Sous le signe du W géant qui trône sur leur grosse caisse, les six de Sarah W. Papsun sont légèrement serrés sur la petite scène de La Laiterie, mais les collisions ne leur font pas peur. Déployant une rythmique effrénée, les Parisiens n’hésitent pas à quitter leur poste pour aller titiller leurs collègues tout en continuant à remuer frénétiquement. De notre côté, nous sommes déboussolés par un début de concert très électronique, avec un synthé, des beats et une batterie tout en énergie nous prenant un peu à froid. On prend conscience de l’évolution du groupe depuis leur concert aux Transmusicales de Rennes 2012 où un math rock déchaîné était davantage mis en avant, mais il s’agissait d’un hall géant à quatre heures du matin. Heureusement, les guitares reprennent le dessus vers le milieu du set alors qu’on se raccroche à la voix grave du chanteur, qui évolue dans une certaine gravité teintée de quiétude. Les Sarah W. Papsun sont bien la digne réponse hexagonale à Foals ou Breton, comme l'a confirmé leur dernier album Peplum et sa superbe pochette. Le single At The Disco est reconnu par le public, même si cette incursion pop n’est clairement pas le meilleur titre. Le groupe s’excite de plus en plus, le guitariste à lunettes aux faux airs de Tarentino dans "Une Nuit en Enfer" ira même faire un tour dans le public. Les Papsuns déchaînent de longs instrumentaux croisant synthés inquiétants et déferlements de guitares. Ils termineront sur une version dantesque de Night, prolongée par Territorial Pissings de Nirvana couverte par les stroboscopes. Énergie et folie furieuse, voilà un groupe qui n’a rien ménagé, même pour la première date de sa tournée.

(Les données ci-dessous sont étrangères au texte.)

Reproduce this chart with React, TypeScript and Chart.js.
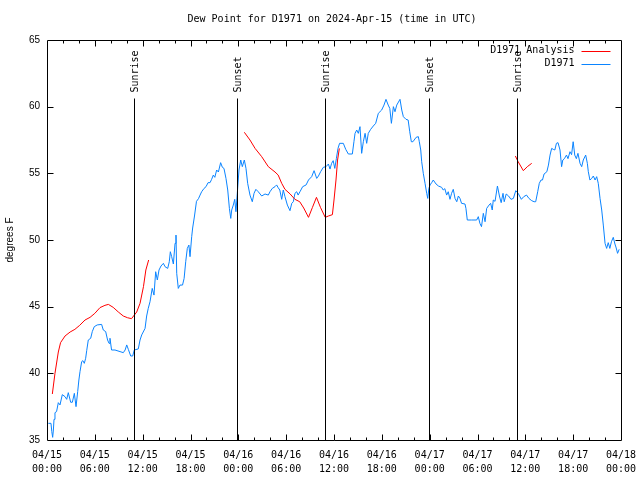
import React, { useEffect, useRef } from "react";
import { Chart, registerables } from "chart.js";

Chart.register(...registerables);

const TITLE = "Dew Point for D1971 on 2024-Apr-15 (time in UTC)";
const Y_TITLE = "degrees F";
const SERIES_OBS = "D1971";
const SERIES_ANALYSIS = "D1971 Analysis";

// x tick labels (every 6 hours from 04/15 00:00 UTC)
const xTickDates = ["04/15", "04/15", "04/15", "04/15", "04/16", "04/16", "04/16", "04/16", "04/17", "04/17", "04/17", "04/17", "04/18"];
const xTickTimes = ["00:00", "06:00", "12:00", "18:00", "00:00", "06:00", "12:00", "18:00", "00:00", "06:00", "12:00", "18:00", "00:00"];

// sunrise / sunset (hours since 04/15 00:00 UTC)
const sunHours = [10.95, 23.85, 34.9, 47.95, 58.98];
const sunLabels = ["Sunrise", "Sunset", "Sunrise", "Sunset", "Sunrise"];

// observed dew point (hours since start, degrees F)
const obsHours = [
  0.17, 0.5, 0.6, 0.71, 0.8, 0.88, 1.0, 1.2, 1.42, 1.63, 1.92, 2.26, 2.47, 2.67, 2.97, 3.18, 3.43, 3.64, 3.85, 4.0,
  4.14, 4.35, 4.5, 4.68, 4.85, 4.98, 5.18, 5.48, 5.68, 5.93, 6.3, 6.85, 7.06, 7.36, 7.6, 7.78, 7.9, 8.1, 8.53, 9.16,
  9.57, 9.8, 10.0, 10.2, 10.5, 10.75, 10.95, 11.45, 11.67, 11.88, 12.3, 12.5, 12.7, 12.92, 13.2, 13.42, 13.63, 13.84, 14.05, 14.3,
  14.6, 14.8, 15.14, 15.34, 15.47, 15.64, 15.85, 16.06, 16.18, 16.27, 16.47, 16.68, 17.0, 17.2, 17.4, 17.6, 17.8, 17.94, 18.15, 18.27,
  18.5, 18.75, 19.0, 19.2, 19.4, 19.7, 19.95, 20.2, 20.45, 20.65, 20.86, 21.05, 21.28, 21.5, 21.78, 22.0, 22.2, 22.45, 22.67, 22.88,
  23.05, 23.17, 23.37, 23.55, 23.7, 23.87, 24.08, 24.3, 24.5, 24.75, 24.96, 25.17, 25.46, 25.75, 25.97, 26.2, 26.5, 26.93, 27.35, 27.76,
  27.97, 28.26, 28.6, 28.8, 29.0, 29.2, 29.44, 29.64, 29.85, 30.15, 30.48, 30.7, 30.9, 31.1, 31.32, 31.5, 31.73, 32.07, 32.5, 32.8,
  33.2, 33.5, 33.83, 34.05, 34.33, 34.66, 35.0, 35.3, 35.5, 35.7, 35.9, 36.1, 36.3, 36.5, 36.7, 37.17, 37.47, 37.8, 38.3, 38.5,
  38.64, 38.85, 39.05, 39.26, 39.47, 39.68, 39.9, 40.1, 40.3, 40.6, 40.93, 41.23, 41.56, 41.98, 42.27, 42.52, 42.8, 43.0, 43.2, 43.45,
  43.65, 43.87, 44.28, 44.5, 44.7, 45.03, 45.3, 45.5, 45.7, 45.9, 46.3, 46.58, 46.7, 46.88, 47.0, 47.2, 47.42, 47.63, 47.76, 47.9,
  48.05, 48.25, 48.45, 48.8, 49.1, 49.5, 49.7, 49.9, 50.13, 50.33, 50.55, 50.75, 50.96, 51.18, 51.4, 51.6, 51.8, 52.0, 52.43, 52.55,
  52.72, 53.27, 53.9, 54.1, 54.3, 54.5, 54.73, 54.95, 55.15, 55.45, 55.65, 55.85, 55.98, 56.2, 56.5, 56.75, 56.97, 57.2, 57.35, 57.6,
  57.9, 58.2, 58.5, 58.8, 59.1, 59.5, 59.8, 60.15, 60.45, 60.8, 61.1, 61.3, 61.55, 61.75, 61.97, 62.15, 62.35, 62.7, 62.9, 63.1,
  63.3, 63.5, 63.7, 63.9, 64.1, 64.35, 64.55, 64.7, 64.9, 65.16, 65.35, 65.6, 65.8, 66.0, 66.2, 66.4, 66.6, 66.86, 67.07, 67.27,
  67.57, 67.78, 67.9, 68.1, 68.3, 68.53, 68.75, 68.95, 69.15, 69.37, 69.58, 69.78, 70.0, 70.2, 70.4, 70.6, 70.8, 71.03, 71.24, 71.4,
  71.57, 71.77,
];
const obsValues = [
  36.25, 36.25, 35.63, 35.2, 35.75, 36.55, 37.05, 37.13, 37.8, 37.63, 38.4, 38.25, 38.05, 38.55, 37.83, 37.83, 38.5, 37.5, 38.63, 39.5,
  40.13, 40.88, 40.95, 40.75, 41.13, 41.7, 42.5, 42.63, 43.13, 43.5, 43.63, 43.67, 43.25, 43.13, 42.5, 42.25, 42.63, 41.75, 41.75, 41.63,
  41.55, 41.75, 42.13, 41.8, 41.3, 41.3, 41.75, 41.83, 42.5, 42.88, 43.37, 44.3, 44.87, 45.37, 46.37, 45.87, 47.62, 47.0, 47.75, 48.05,
  48.25, 48.0, 47.87, 48.37, 49.12, 48.75, 48.2, 49.75, 50.37, 47.5, 46.37, 46.62, 46.62, 47.12, 48.37, 49.37, 49.62, 48.75, 50.25, 50.9,
  51.8, 52.9, 53.1, 53.37, 53.62, 53.87, 54.0, 54.3, 54.3, 54.55, 54.87, 54.7, 55.25, 55.1, 55.8, 55.45, 55.37, 54.62, 53.75, 52.37,
  51.62, 52.25, 52.62, 53.05, 52.12, 53.5, 55.25, 56.0, 55.5, 56.0, 55.37, 54.25, 53.37, 52.87, 53.5, 53.8, 53.62, 53.3, 53.45, 53.37,
  53.62, 53.87, 54.0, 54.13, 53.92, 53.75, 53.05, 53.75, 53.25, 52.62, 52.2, 52.75, 52.87, 53.5, 53.62, 53.37, 53.62, 54.0, 54.13, 54.5,
  54.75, 55.2, 54.62, 54.8, 55.13, 55.45, 55.5, 55.7, 55.32, 55.75, 55.95, 55.37, 56.12, 56.87, 57.25, 57.25, 56.8, 56.45, 56.45, 57.37,
  58.0, 58.25, 58.0, 58.5, 56.5, 57.37, 58.0, 57.25, 58.0, 58.3, 58.55, 58.75, 59.5, 59.75, 60.12, 60.55, 60.12, 59.87, 58.75, 60.0,
  59.62, 60.12, 60.55, 59.75, 59.25, 59.05, 59.0, 58.12, 57.37, 57.37, 57.7, 57.75, 57.37, 56.75, 55.87, 55.0, 54.25, 53.5, 53.12, 53.87,
  54.13, 54.3, 54.5, 54.2, 54.05, 53.95, 53.75, 53.85, 53.37, 53.62, 53.05, 53.5, 53.8, 53.12, 52.87, 53.3, 53.12, 52.75, 52.7, 52.37,
  51.5, 51.5, 51.5, 51.75, 51.25, 51.0, 52.0, 51.37, 52.37, 52.62, 52.75, 52.25, 53.0, 52.9, 54.05, 53.3, 52.8, 53.5, 52.87, 53.45,
  53.3, 53.05, 53.12, 53.7, 53.5, 53.05, 53.25, 53.37, 53.12, 52.95, 52.87, 52.87, 53.62, 54.25, 54.5, 54.5, 54.95, 55.12, 55.62, 56.37,
  56.87, 56.8, 56.75, 57.25, 57.3, 56.75, 55.5, 56.0, 56.1, 56.37, 56.1, 56.62, 56.4, 57.37, 56.37, 56.1, 56.5, 55.75, 55.5, 56.0,
  56.37, 55.75, 55.12, 54.5, 54.6, 54.8, 54.5, 54.75, 54.25, 53.12, 52.25, 51.12, 49.75, 49.37, 49.8, 49.37, 49.87, 50.2, 49.7, 49.4,
  49.0, 49.3,
];

// analysis dew point (null = gap between segments)
const analysisHours = [
  0.67, 1.0, 1.42, 1.7, 2.26, 2.9, 3.5, 4.1, 4.77, 5.4, 6.0, 6.65, 7.27, 7.7, 8.3, 8.95, 9.57, 10.1, 10.6, 11.25,
  11.67, 12.1, 12.4, 12.75, 18.0,
  24.75, 25.46, 26.1, 26.93, 27.76, 28.6, 29.0, 29.44, 29.85, 30.5, 31.1, 31.7, 32.2, 32.8, 33.3, 33.8, 34.3, 34.9, 35.3, 35.8,
  36.0, 36.25, 36.45, 36.67, 48.0,
  58.75, 59.1, 59.75, 60.25, 60.8,
];
const analysisValues = [
  38.45, 40.0, 41.6, 42.3, 42.8, 43.1, 43.3, 43.6, 44.0, 44.2, 44.5, 44.93, 45.1, 45.17, 44.95, 44.6, 44.3, 44.17, 44.1, 44.6,
  45.25, 46.5, 47.75, 48.5, null,
  58.08, 57.5, 56.87, 56.25, 55.5, 55.1, 54.87, 54.25, 53.8, 53.45, 53.05, 52.87, 52.4, 51.7, 52.45, 53.2, 52.45, 51.7, 51.8, 51.9,
  53.0, 54.5, 56.0, 56.87, null,
  56.3, 55.87, 55.2, 55.5, 55.75,
];

const OBS_COLOR = "#0a84ff";
const ANALYSIS_COLOR = "#ff0000";
const MONO = "'DejaVu Sans Mono', monospace";
const SANS = "'Liberation Sans', Arial, sans-serif";

const overlayPlugin = {
  id: "overlay",
  beforeDraw(chart: any) {
    const ctx = chart.ctx;
    ctx.save();
    ctx.fillStyle = "#ffffff";
    ctx.fillRect(0, 0, chart.width, chart.height);
    ctx.restore();
  },
  afterDraw(chart: any) {
    const { ctx, chartArea: a, scales } = chart;
    const xs = scales.x;
    const ys = scales.y;
    const L = Math.round(a.left) + 0.5;
    const R = Math.round(a.right) + 0.5;
    const T = Math.round(a.top) + 0.5;
    const B = Math.round(a.bottom) + 0.5;
    ctx.save();
    ctx.strokeStyle = "#000";
    ctx.fillStyle = "#000";
    ctx.lineWidth = 1;

    // sunrise / sunset lines
    ctx.font = `10px ${MONO}`;
    sunHours.forEach((h, i) => {
      const px = Math.round(xs.getPixelForValue(h)) + 0.5;
      ctx.beginPath();
      ctx.moveTo(px, T + 58);
      ctx.lineTo(px, B);
      ctx.stroke();
      ctx.save();
      ctx.translate(px + 1, T + 52);
      ctx.rotate(-Math.PI / 2);
      ctx.textAlign = "left";
      ctx.textBaseline = "middle";
      ctx.fillText(sunLabels[i], 0, 0);
      ctx.restore();
    });

    // frame
    ctx.beginPath();
    ctx.rect(L, T, R - L, B - T);
    ctx.stroke();

    // y ticks (inward, both sides)
    for (let v = 40; v < 65; v += 5) {
      const py = Math.round(ys.getPixelForValue(v)) + 0.5;
      ctx.beginPath();
      ctx.moveTo(L, py);
      ctx.lineTo(L + 6, py);
      ctx.moveTo(R, py);
      ctx.lineTo(R - 6, py);
      ctx.stroke();
    }
    // x ticks (inward, top and bottom)
    for (let h = 2; h < 72; h += 2) {
      const px = Math.round(xs.getPixelForValue(h)) + 0.5;
      const len = h % 6 === 0 ? 6 : 3;
      ctx.beginPath();
      ctx.moveTo(px, B);
      ctx.lineTo(px, B - len);
      ctx.moveTo(px, T);
      ctx.lineTo(px, T + len);
      ctx.stroke();
    }

    // legend
    ctx.font = `10px ${MONO}`;
    ctx.textAlign = "right";
    ctx.textBaseline = "middle";
    const lx = R - 47;
    const items = [
      { label: SERIES_ANALYSIS, color: ANALYSIS_COLOR },
      { label: SERIES_OBS, color: OBS_COLOR },
    ];
    items.forEach((it, i) => {
      const y = T + 10 + i * 13;
      ctx.fillStyle = "#000";
      ctx.fillText(it.label, lx, y);
      ctx.strokeStyle = it.color;
      ctx.beginPath();
      ctx.moveTo(lx + 7, Math.round(y) + 0.5);
      ctx.lineTo(lx + 36, Math.round(y) + 0.5);
      ctx.stroke();
    });

    // title
    ctx.fillStyle = "#000";
    ctx.textAlign = "center";
    ctx.textBaseline = "middle";
    ctx.font = `10px ${MONO}`;
    ctx.fillText(TITLE, (a.left + a.right) / 2 - 2, 19);
    ctx.restore();
  },
};

export default function App() {
  const canvasRef = useRef<HTMLCanvasElement | null>(null);

  useEffect(() => {
    const canvas = canvasRef.current;
    if (!canvas) return;
    const chart = new Chart(canvas, {
      type: "line",
      data: {
        datasets: [
          {
            label: SERIES_ANALYSIS,
            data: analysisHours.map((h, i) => ({ x: h, y: analysisValues[i] })) as any,
            borderColor: ANALYSIS_COLOR,
            backgroundColor: ANALYSIS_COLOR,
            borderWidth: 1,
            pointRadius: 0,
            spanGaps: false,
            tension: 0,
          },
          {
            label: SERIES_OBS,
            data: obsHours.map((h, i) => ({ x: h, y: obsValues[i] })),
            borderColor: OBS_COLOR,
            backgroundColor: OBS_COLOR,
            borderWidth: 1,
            pointRadius: 0,
            tension: 0,
          },
        ],
      },
      options: {
        responsive: false,
        animation: false,
        devicePixelRatio: 1,
        layout: { padding: { top: 40, right: 19, left: 0, bottom: 0 } },
        plugins: {
          legend: { display: false },
          title: { display: false },
          tooltip: { enabled: false },
        },
        scales: {
          x: {
            type: "linear",
            min: 0,
            max: 72,
            grid: { display: false, drawTicks: false },
            border: { display: false },
            ticks: {
              stepSize: 6,
              autoSkip: false,
              maxRotation: 0,
              minRotation: 0,
              padding: 8,
              color: "#000",
              font: { family: MONO, size: 10, lineHeight: 1.4 },
              callback: (v: any) => {
                const i = Math.round(Number(v) / 6);
                return [xTickDates[i], xTickTimes[i]];
              },
            },
            afterFit: (s: any) => {
              s.height = 40;
              s.paddingLeft = 0;
              s.paddingRight = 0;
            },
          },
          y: {
            min: 35,
            max: 65,
            grid: { display: false, drawTicks: false },
            border: { display: false },
            ticks: {
              stepSize: 5,
              padding: 7,
              color: "#000",
              font: { family: SANS, size: 10 },
            },
            title: {
              display: true,
              text: Y_TITLE,
              color: "#000",
              font: { family: SANS, size: 10 },
              padding: { top: 4, bottom: 4 },
            },
            afterFit: (s: any) => {
              s.width = 47;
              s.paddingTop = 0;
              s.paddingBottom = 0;
            },
          },
        },
      },
      plugins: [overlayPlugin],
    });
    return () => chart.destroy();
  }, []);

  return (
    <div style={{ position: "fixed", left: 0, top: 0, width: 640, height: 480, background: "#fff" }}>
      <canvas ref={canvasRef} width={640} height={480} style={{ display: "block", width: 640, height: 480 }} />
    </div>
  );
}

La féline princesse Maud-Elisa Mandeau, alias Le Prince Miiaou, investit ensuite la scène avec son groupe, lançant le concert de son dernier single en date Beloved Knife dont le clip incluant des chats malades avait été mis en ligne le même jour. La frêle rockeuse s’embrase avec une grande sensualité et une force intérieure contenue qui attire en permanence le regard. Elle ne se prend pourtant pas au sérieux, demandant un mouchoir au public en précisant avoir le nez qui coule. Le Prince Miiaou triture ses pédaliers pour modifier sa voix qui félin possible, passant du très grave au très aigu comme une cantatrice du "Cinquième Élément" en legging. La surprise est alors totale puisque sa voix suave devient multiple et complètement déviante, de même lorsqu’elle se saisit d’une flûte à bec, rappelant à chacun les pires tortures endurées par cet instrument. Les arrangements au synthé et autres défoulements de guitare que la chanteuse fait résonner sont prolongés par un violoncelle frissonnant qui apporte énormément de profondeur aux compositions, comme sur l’énigmatique JFK. D’autres pop-songs moins subtiles comme Country Bliss s’excitent rapidement en un rock indé frénétique alors que les quelques spotlights jaunes nous rappellent quelque chose. La rage à double face de Ilda nous rappelle la beauté torturée de l’Anglaise Scout Niblett ou encore la froideur de Bat For Lashes sur Happy Song For Empty People. Si ses morceaux sont quasiment tous en anglais, quelques textes en français résistent, avec notamment ce passage intrigant où elle nous explique comment elle se remplit par la jambe gauche avant de se noyer à l’intérieur d’elle-même et d’exploser. Le rappel clôturera également le concert en français sur J’ai Deux Yeux puis dans la quiétude de We Both Wait, bercée par la délicatesse du violoncelle et d’une voix apaisée. Le charme du Prince Miiaou aura marqué cette belle soirée.

Après un concert déchaîné des Sarah W. Papsun, Le Prince Miiaou a rétabli l’équilibre avec une subtilité dans les compositions qui nous aura autant agités qu’envoûtés.